Garrick_s wrote:Grant it, I do understand why.....no room anywhere else.
And the Pelican boxes are great boxes for that application, but the location just sucks.
Please Oatnet, do not take this little rant personally. I love your work.
Thanks, don't worry, I hear this a lot, it is the misconception I am trying to change. I know looks different from the mainstream, but honestly, what sucks about it?
I'm always looking for a new angle, I've tried just about everything, but since I went front I've never gone back.

I've done the backpack thing, a lot of people default to that when they recognize the challenge of mounting, but it is not a comfortable long-term solution for my long-range bikes. I've done rear mounted packs, and found that having all that mass in over the rear wheel makes the front wheel lift in sharp turns, with disasterous results. I've done center-mounted packs, and while a lot of people like it, I found pedaling awkward, and I have the knee scars to prove it.

When I dabbled with a front-mounted pack, and experienced the superior handling it offers, I knew I was on to something.
When we convert bicycles to eBikes, we double, if not triple, its mass. Where you place that mass impacts the handling significantly. I define handling as how the bike responds to my steering inputs. Where do those inputs happen? They happen at the handlebars. If you put the mass at the handlebars, right between your hands, steering inputs affect the battery mass instantly.

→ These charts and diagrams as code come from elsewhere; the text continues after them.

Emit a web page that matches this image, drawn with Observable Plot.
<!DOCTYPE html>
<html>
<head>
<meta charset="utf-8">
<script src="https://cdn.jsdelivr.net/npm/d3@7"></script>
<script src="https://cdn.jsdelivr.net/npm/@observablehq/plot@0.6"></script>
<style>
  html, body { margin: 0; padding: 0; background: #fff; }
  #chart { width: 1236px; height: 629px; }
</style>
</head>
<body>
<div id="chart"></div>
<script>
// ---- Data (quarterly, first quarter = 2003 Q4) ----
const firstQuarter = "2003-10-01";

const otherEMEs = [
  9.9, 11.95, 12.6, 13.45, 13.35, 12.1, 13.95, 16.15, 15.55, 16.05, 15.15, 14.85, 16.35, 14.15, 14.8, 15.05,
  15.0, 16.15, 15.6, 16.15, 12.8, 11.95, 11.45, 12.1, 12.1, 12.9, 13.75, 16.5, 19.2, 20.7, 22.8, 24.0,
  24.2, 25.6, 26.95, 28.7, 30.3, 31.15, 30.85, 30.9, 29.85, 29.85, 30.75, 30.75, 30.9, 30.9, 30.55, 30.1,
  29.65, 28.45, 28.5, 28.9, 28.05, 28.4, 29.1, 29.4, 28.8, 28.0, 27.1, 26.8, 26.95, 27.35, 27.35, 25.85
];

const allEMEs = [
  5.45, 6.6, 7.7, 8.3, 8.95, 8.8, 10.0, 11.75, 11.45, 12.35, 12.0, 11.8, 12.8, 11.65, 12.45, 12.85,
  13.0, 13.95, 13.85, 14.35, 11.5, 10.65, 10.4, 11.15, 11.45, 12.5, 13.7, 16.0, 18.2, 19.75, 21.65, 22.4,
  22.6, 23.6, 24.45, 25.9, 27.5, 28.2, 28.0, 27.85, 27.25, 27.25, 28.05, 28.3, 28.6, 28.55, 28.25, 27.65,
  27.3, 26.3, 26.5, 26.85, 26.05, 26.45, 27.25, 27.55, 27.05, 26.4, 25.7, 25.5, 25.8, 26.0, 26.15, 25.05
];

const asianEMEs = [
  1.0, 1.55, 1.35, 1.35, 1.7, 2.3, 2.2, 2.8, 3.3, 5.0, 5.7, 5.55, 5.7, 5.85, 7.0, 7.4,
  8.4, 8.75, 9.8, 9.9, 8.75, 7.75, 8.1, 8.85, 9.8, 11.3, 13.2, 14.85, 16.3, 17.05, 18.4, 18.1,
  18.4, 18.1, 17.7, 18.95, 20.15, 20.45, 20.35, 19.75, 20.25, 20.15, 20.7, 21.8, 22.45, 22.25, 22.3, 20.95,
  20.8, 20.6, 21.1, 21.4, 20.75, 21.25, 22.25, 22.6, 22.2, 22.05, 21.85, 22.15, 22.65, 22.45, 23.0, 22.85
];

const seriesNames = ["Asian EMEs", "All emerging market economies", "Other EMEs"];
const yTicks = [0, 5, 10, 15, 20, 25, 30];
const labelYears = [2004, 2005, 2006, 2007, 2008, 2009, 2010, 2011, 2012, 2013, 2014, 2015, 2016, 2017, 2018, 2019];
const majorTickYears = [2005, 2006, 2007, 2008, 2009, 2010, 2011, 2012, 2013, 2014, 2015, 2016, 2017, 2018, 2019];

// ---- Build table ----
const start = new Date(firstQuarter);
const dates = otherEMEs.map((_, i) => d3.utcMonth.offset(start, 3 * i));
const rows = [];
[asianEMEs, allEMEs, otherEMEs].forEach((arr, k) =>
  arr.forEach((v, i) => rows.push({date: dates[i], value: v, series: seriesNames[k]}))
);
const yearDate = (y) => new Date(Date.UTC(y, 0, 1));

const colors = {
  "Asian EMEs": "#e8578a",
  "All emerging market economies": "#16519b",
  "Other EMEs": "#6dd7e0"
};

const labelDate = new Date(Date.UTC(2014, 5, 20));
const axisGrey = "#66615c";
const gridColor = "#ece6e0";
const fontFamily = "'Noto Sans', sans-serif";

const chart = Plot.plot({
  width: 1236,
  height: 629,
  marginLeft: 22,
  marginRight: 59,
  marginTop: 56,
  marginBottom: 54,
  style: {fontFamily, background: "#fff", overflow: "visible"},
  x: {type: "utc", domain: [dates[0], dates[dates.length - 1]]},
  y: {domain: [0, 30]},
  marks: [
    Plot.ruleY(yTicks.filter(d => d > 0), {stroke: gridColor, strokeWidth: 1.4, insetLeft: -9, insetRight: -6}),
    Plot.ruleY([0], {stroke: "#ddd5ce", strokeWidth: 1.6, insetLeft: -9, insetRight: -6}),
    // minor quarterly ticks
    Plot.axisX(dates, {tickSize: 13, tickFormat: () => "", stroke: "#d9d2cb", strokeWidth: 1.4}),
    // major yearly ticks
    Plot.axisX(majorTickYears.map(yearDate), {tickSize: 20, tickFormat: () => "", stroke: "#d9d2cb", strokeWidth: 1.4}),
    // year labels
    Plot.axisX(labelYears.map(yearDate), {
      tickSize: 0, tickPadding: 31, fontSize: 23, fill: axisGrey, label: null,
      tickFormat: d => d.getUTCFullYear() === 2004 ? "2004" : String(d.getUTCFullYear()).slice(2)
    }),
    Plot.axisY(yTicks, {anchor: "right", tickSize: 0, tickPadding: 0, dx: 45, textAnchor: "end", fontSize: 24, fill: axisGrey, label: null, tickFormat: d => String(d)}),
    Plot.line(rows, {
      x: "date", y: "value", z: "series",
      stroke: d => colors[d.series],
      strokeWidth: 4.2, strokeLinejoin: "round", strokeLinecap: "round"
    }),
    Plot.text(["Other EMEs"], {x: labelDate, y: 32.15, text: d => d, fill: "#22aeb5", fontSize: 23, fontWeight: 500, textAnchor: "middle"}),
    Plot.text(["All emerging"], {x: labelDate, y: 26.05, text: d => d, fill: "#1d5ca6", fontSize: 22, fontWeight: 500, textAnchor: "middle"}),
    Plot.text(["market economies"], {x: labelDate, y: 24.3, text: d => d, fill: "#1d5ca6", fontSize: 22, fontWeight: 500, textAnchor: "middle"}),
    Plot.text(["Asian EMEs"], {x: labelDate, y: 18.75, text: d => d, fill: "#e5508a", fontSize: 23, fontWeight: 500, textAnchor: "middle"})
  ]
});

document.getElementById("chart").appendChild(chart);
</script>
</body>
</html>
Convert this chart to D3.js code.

However, if you put the mass in the middle or back of the frame, then your steering input has to translate through the the frame, and the frame acts as a lever that RESISTS your steering input- hence the problem with rear pack/front wheel lift in turns. Further, bicycle frames were not designed to support these loads, so they flex, oscillate, and just feel squishy to me by comparison.
Think about a motocross rider - they are crowding the handlebars, getting their weight over the front wheel, and it doesn't matter how the back end slides around or bounces. Think about where an extended range gas tank is mounted on a KTM - high, up front, as close to the handlebars as possible; of course, they don't have to worry about knees during pedaling so they can put it on the rider side.
The downsides I see: A front pack is lousy with a kickstand, even one of my double-leg kickstands, but the DH frames I have used on my last few builds don't have a place for a kickstand anyhow. If block-long wheelies are your idea of fun, this is not a good choice, although I can easily lift the front end on jumps, and frankly at higher power levels I welcome the help keeping the front wheel on the ground. It takes a little bit of time to get used to the snappier/faster handling, and learn how to leverage the mass to improve that handling. Luke also said he felt that having the mass impeded a series of rapid adjustments, I lack the refinement to feel that myself. I can see his point but I am suprised that the gyroscopic effect of the spinning front wheel is not more difficult overcome than rotating a mass around some bearings. In fact, I think I balance the mass against lean turn/angle to snap the bike from side to side in transitions, they seem much faster. Either way, I think Gensem's build, with the battery mounted to the headtube instead of the stanchions, is the next evolution of front-mount packs, because it decouples the front location from steering inputs.